How to avoid these errors
- Limit to 1–3 core habits at a time. Use weekly adaptation rather than daily scaling. Prefer local logging or minimal authorized cloud services. Schedule quiet hours and tune reminder intensity.
Automation templates and quick-start recipes
- Apple Watch: Shortcut that logs timestamp to an iCloud CSV and triggers a haptic celebration. Trigger: watch face complication press.
- Fitbit: Use IFTTT to post completion to Google Sheets; configure only work-hours triggers.
- Wear OS: Configure Tasker profiles to detect low-motion and prompt a walking break via companion app.

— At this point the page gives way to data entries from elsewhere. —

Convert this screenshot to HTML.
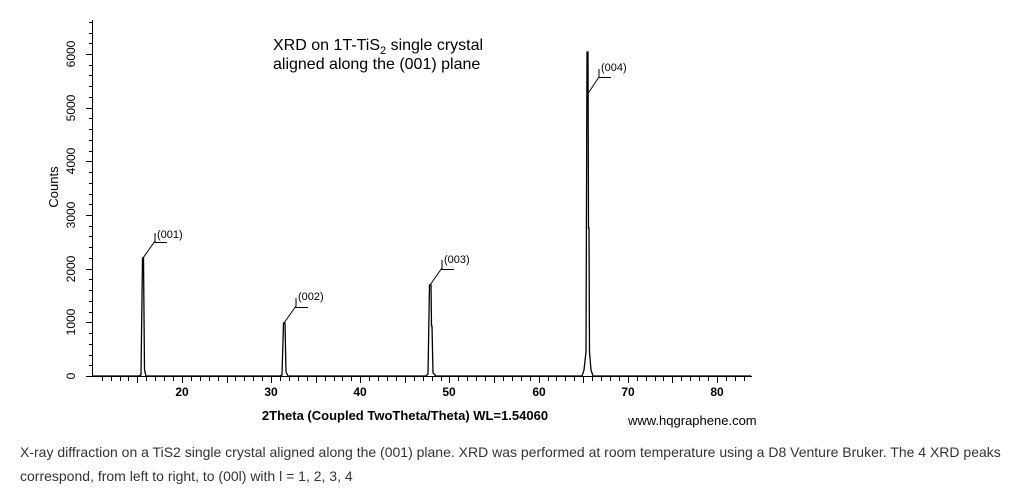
<!DOCTYPE html>
<html><head><meta charset="utf-8"><style>
body{margin:0;background:#fff;width:1013px;height:492px;overflow:hidden;font-family:"Liberation Sans",Arial,sans-serif}
.cap{position:absolute;left:20px;top:440px;width:990px;font-size:14px;line-height:24px;color:#333}
</style></head><body>
<svg width="1013" height="440" style="position:absolute;left:0;top:0" font-family="Liberation Sans, Arial, sans-serif">
<g stroke="#000" stroke-width="1" fill="none" shape-rendering="crispEdges">
<line x1="92.5" y1="20" x2="92.5" y2="377"/>
<line x1="92" y1="376.5" x2="752" y2="376.5"/>
</g>
<g id="ticks" stroke="#000" stroke-width="1" shape-rendering="crispEdges"></g>
<g font-size="12" text-anchor="middle" fill="#000">
<text transform="translate(75,376) rotate(-90)">0</text>
<text transform="translate(75,322) rotate(-90)">1000</text>
<text transform="translate(75,269) rotate(-90)">2000</text>
<text transform="translate(75,215) rotate(-90)">3000</text>
<text transform="translate(75,161) rotate(-90)">4000</text>
<text transform="translate(75,108) rotate(-90)">5000</text>
<text transform="translate(75,54) rotate(-90)">6000</text>
<text transform="translate(58,187) rotate(-90)" font-size="13">Counts</text>
</g>
<g font-size="12" font-weight="bold" text-anchor="middle">
<text x="182" y="396">20</text><text x="271" y="396">30</text><text x="360" y="396">40</text>
<text x="449" y="396">50</text><text x="539" y="396">60</text><text x="628" y="396">70</text><text x="717" y="396">80</text>
<text x="405" y="420" font-size="13">2Theta (Coupled TwoTheta/Theta) WL=1.54060</text>
</g>
<text x="628" y="425" font-size="13">www.hqgraphene.com</text>
<text x="273" y="50" font-size="16">XRD on 1T-TiS<tspan font-size="11" dy="4">2</tspan><tspan dy="-4"> single crystal</tspan></text>
<text x="273" y="69" font-size="16">aligned along the (001) plane</text>
<g stroke="#000" fill="none">
<path d="M92 376 H139 L141 375 L142.5 258 L143.5 258 L144.5 370 L146 376 H280 L282 375 L283.5 323 L285 323 L286 372 L288 376 H426 L428 374 L429.5 285 L431 285 L431.5 326 L432 326 L433 373 L436 376 H582 L584 370 L586 352 L587 52 L588 52 L588.5 228 L589 228 L589.5 352 L591 370 L593 376 H751" stroke-width="1.3"/>
<path d="M143 258 L155 241 M155 233 V243 M155 242.5 H167" stroke-width="1"/>
<path d="M284 323 L296 306 M296 298 V308 M296 307.5 H308"/>
<path d="M430 285 L442 268 M442 260 V270 M442 269.5 H454"/>
<path d="M587 95 L599 77 M599 69 V78 M599 77.5 H611"/>
</g>
<g font-size="11" fill="#000">
<text x="157" y="238">(001)</text><text x="298" y="300">(002)</text>
<text x="444" y="263">(003)</text><text x="601" y="71">(004)</text>
</g>
</svg>
<script>
var g=document.getElementById('ticks'),s='';
for(var v=11;v<=83;v++){var x=92.8+(v-10)*8.917;var L=(v%5==0)?6:4;s+='<line x1="'+(Math.round(x)+.5)+'" y1="377" x2="'+(Math.round(x)+.5)+'" y2="'+(377+L)+'"/>';}
for(var c=0;c<=6600;c+=200){var y=376-c*0.05367;var L=(c%1000==0)?6:3;s+='<line x1="'+(92-L)+'" y1="'+(Math.round(y)+.5)+'" x2="92" y2="'+(Math.round(y)+.5)+'"/>';}
g.innerHTML=s;
</script>
<div class="cap">X-ray diffraction on a TiS2 single crystal aligned along the (001) plane. XRD was performed at room temperature using a D8 Venture Bruker. The 4 XRD peaks correspond, from left to right, to (00l) with l = 1, 2, 3, 4</div>
</body></html>
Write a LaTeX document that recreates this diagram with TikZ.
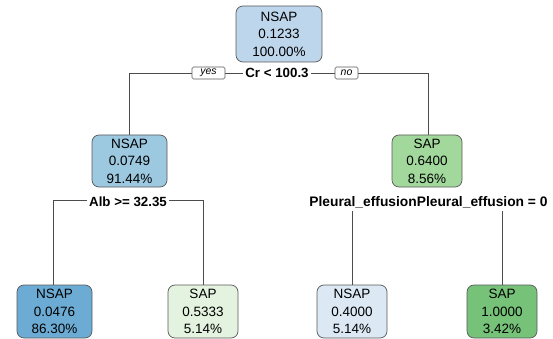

Links to connectors and templates: IFTTT, Apple Shortcuts, Tasker.
Data privacy and syncing: practical checklist
- Prefer local-only logging where possible.

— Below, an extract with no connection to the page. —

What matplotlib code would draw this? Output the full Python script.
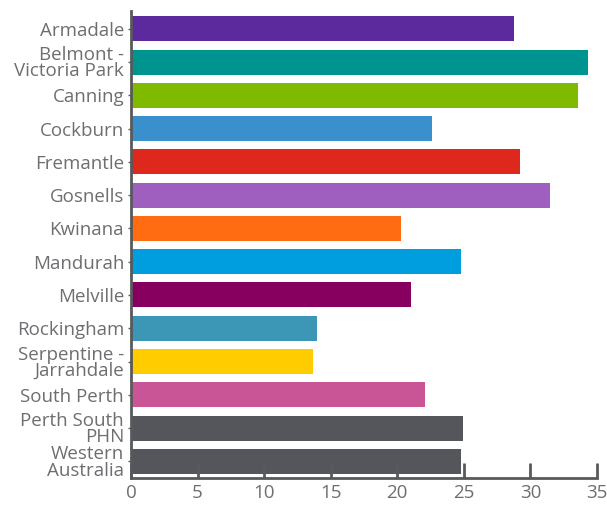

- If using cloud, review export and delete capabilities every 3 months.
- Use unique app passwords and two-factor authentication for accounts with health data.
- If sharing with third-party coaches, use anonymized exports and consented sharing only.
References for data best practices: FTC, NIH on wearable privacy.
Longitudinal testing and case studies to evaluate effectiveness
Run a 6-week n=1 test: pick one habit, measure weekly completion, response lag and fatigue. Log battery drain from reminders and sensor use. Compare two configurations (simple reminders vs. adaptive sensor-driven prompts). Use the results to pick the most sustainable configuration for the next 12 weeks.
Integration with broader productivity systems
Connect habit completion exports to task managers (Todoist, Notion) only for weekly reviews. Avoid duplicating daily prompts across devices; choose a single source of truth for cues.
Frequently asked questions
How accurate are smartwatches for habit tracking?
Accuracy depends on the metric. Motion-based completions (steps, standing) are highly reliable; subjective actions (meditation completion, water intake) require manual confirmation. Use simple one-tap logs to ensure accuracy.
Can habit tracking run offline on smartwatches?
Yes. Many apps store data locally and sync when the phone is nearby. Prioritize apps that explicitly offer local-only modes for privacy and reliability.
Which device is better for long-term habit building?
Fitbit often excels for long battery life and passive cues, while Apple Watch provides richer automations and app options. Choice depends on priorities: battery and simplicity vs. automation and integrations.
How often should reminders trigger per habit?
Start with one reminder timed to an existing routine per day. For complex habits, use up to 2 reminders but reduce frequency if completion falls below 50%.
Are there evidence-backed templates for habit timing?
Yes. Behavioral research supports habit stacking (linking a new habit to an existing routine) and tiny habits (start extremely small). See BJ Fogg and related behavior science literature: Behavior Model.
Can wearables detect habit completion automatically?
Some habits can be inferred from sensors (e.g., a walk detected via step surge). Others require manual confirmation. Use sensor inference only as a secondary signal to avoid false positives.
How to keep battery life acceptable while tracking habits?
Reduce screen wake, favor haptic-only alerts, avoid continuous GPS and limit sensor polling frequency in the app settings.
How to export habit data for long-term review?
Use app export features or connectors like IFTTT and Shortcuts to push daily logs to Google Sheets or iCloud CSV. Regularly archive and back up.
Your next step:
- Choose one micro-habit and set it on the wearable using a single daily reminder.
- Configure local logging (Shortcut/IFTTT) to collect completion timestamps each day.
- Review weekly: adjust timing, reduce prompts if fatigue appears, and set a target of ≥70% weekly completion.